Entre las casas de los hombres - Alfa y Omega

Entre las casas de los hombres

Alfa y Omega
Detalle del cartel anunciador del Día de la Iglesia Diocesana 2014

«Zaqueo, baja en seguida, porque hoy tengo que alojarme en tu casa»: así dice Jesús al pasar por Jericó y ver subido a una higuera, «porque era bajo de estatura», a aquel nada recomendable «jefe de publicanos y rico», que sin embargo quería verle. Y el relato del tercer evangelio añade que «bajó en seguida y lo recibió muy contento». No está falto de sentido, ¡todo lo contrario!, que la liturgia de la Iglesia proponga este pasaje evangélico precisamente para la fiesta de la dedicación de un templo, y sin duda explica muy bien el significado del Día de la Iglesia Diocesana: el templo de piedras vivas que formamos la familia de los hijos de Dios. No es la Iglesia -dice el Papa Francisco en la Exhortación Evangelii gaudium– «una prolija estructura separada de la gente», es la casa de Dios, el hogar al que somos llamados todos los hombres para ser, justamente, familia. Jesús, ya en la casa de Zaqueo, dice bien claro: «Hoy ha sido la salvación de esta casa». Sí, la Iglesia es el lugar de la salvación, que se ha hecho presente en la persona de Jesucristo, el Hijo de Dios. Él ha entrado en nuestra casa para hacerla verdaderamente humana, es decir, verdadera Casa de Dios. Podremos tener el mundo entero, que si no lo tenemos a Él en medio de nosotros, y eso es exactamente la Iglesia, en definitiva nada tendremos, y en lugar de salvarnos, quedamos perdidos.

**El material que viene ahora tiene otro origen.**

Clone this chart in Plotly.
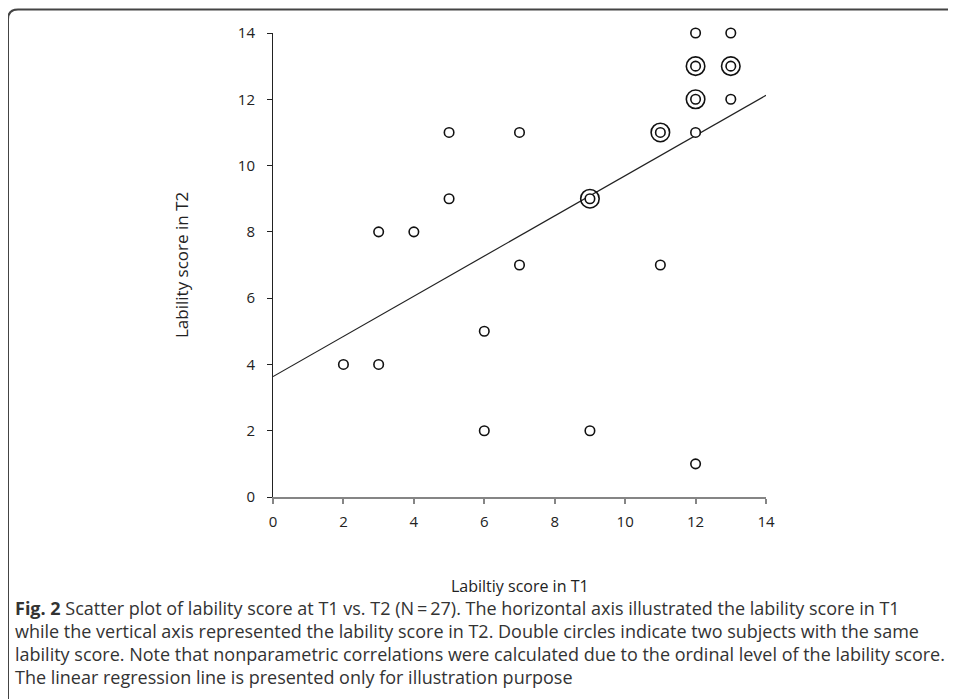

Las crisis, económica, política, moral y de todo tipo, que hoy asolan a nuestra sociedad, ¿acaso tienen otro origen que esa perdición de quien no tiene a Cristo en su casa? ¿No es acaso una profunda crisis de fe, como dijo bien claro Benedicto XVI en su Carta de convocatoria del Año de la fe, la que está en la raíz de todas ellas? Y de un modo determinante para toda la sociedad, porque es la causa esencial de su ruina, en la de la familia. Los Sínodos de los Obispos, el recién celebrado y el del próximo año, sobre la familia son buena prueba de esa certeza de la Iglesia de que es la fe, es decir, acoger como Zaqueo a Cristo en nuestra casa, la salvación de la que es la célula básica de la sociedad. Tan es así, que la Constitución sobre la Iglesia del Concilio Vaticano II no duda en llamarla «Iglesia doméstica», en la que los padres son para sus hijos «los primeros predicadores de la fe, mediante la palabra y el ejemplo», y con la fe, todo lo demás se da por añadidura.

Este carácter decisivo de la fe cristiana, y por tanto de la vida humana en toda su verdad de ser familia, teniendo a Jesús en el centro de la casa, lo expresó con toda claridad Benedicto XVI al inicio de su primera encíclica, Deus caritas est: «No se comienza a ser cristiano por una decisión ética o una gran idea, sino por el encuentro con un acontecimiento, con una Persona, que da un nuevo horizonte a la vida y, con ello, una orientación decisiva». Ese encuentro, como lo tuvo Zaqueo en Jericó, y no virtudes o ideas, por grandes que fueren, es la clave de la vida humana verdadera. Encuentro que genera familia, que reúne, que congrega, y ése es el significado exacto de la palabra griega ekklesía. Para eso el Hijo de Dios ha venido a la tierra, para entrar en nuestras casas, y así «reunir a los hijos de Dios dispersos», abocados a la muerte al separarse de la Vida -ahí está la corrupción, que bien lo deja en evidencia-, y traer «la salvación». Y ésta es la propuesta de la Iglesia, que no es algo abstracto, ¡es una realidad tan concreta como la casa de Zaqueo!

La Iglesia es una, porque la familia de Dios somos una sola, extendida por toda la tierra, y al mismo tiempo donde se da esa cercanía sin la cual no es posible vivir de un modo realmente humano. Sí, «la comunión eclesial -dice san Juan Pablo II, en su Exhortación Christifideles laici, de 1988-, aun conservando siempre su dimensión universal, halla su expresión más visible e inmediata en la parroquia. Ella es la última localización de la Iglesia; es, en cierto sentido, la misma Iglesia que vive entre las casas de sus hijos y de sus hijas…, que se encuentra entre las casas de los hombres».

He ahí el antídoto de la corrupción.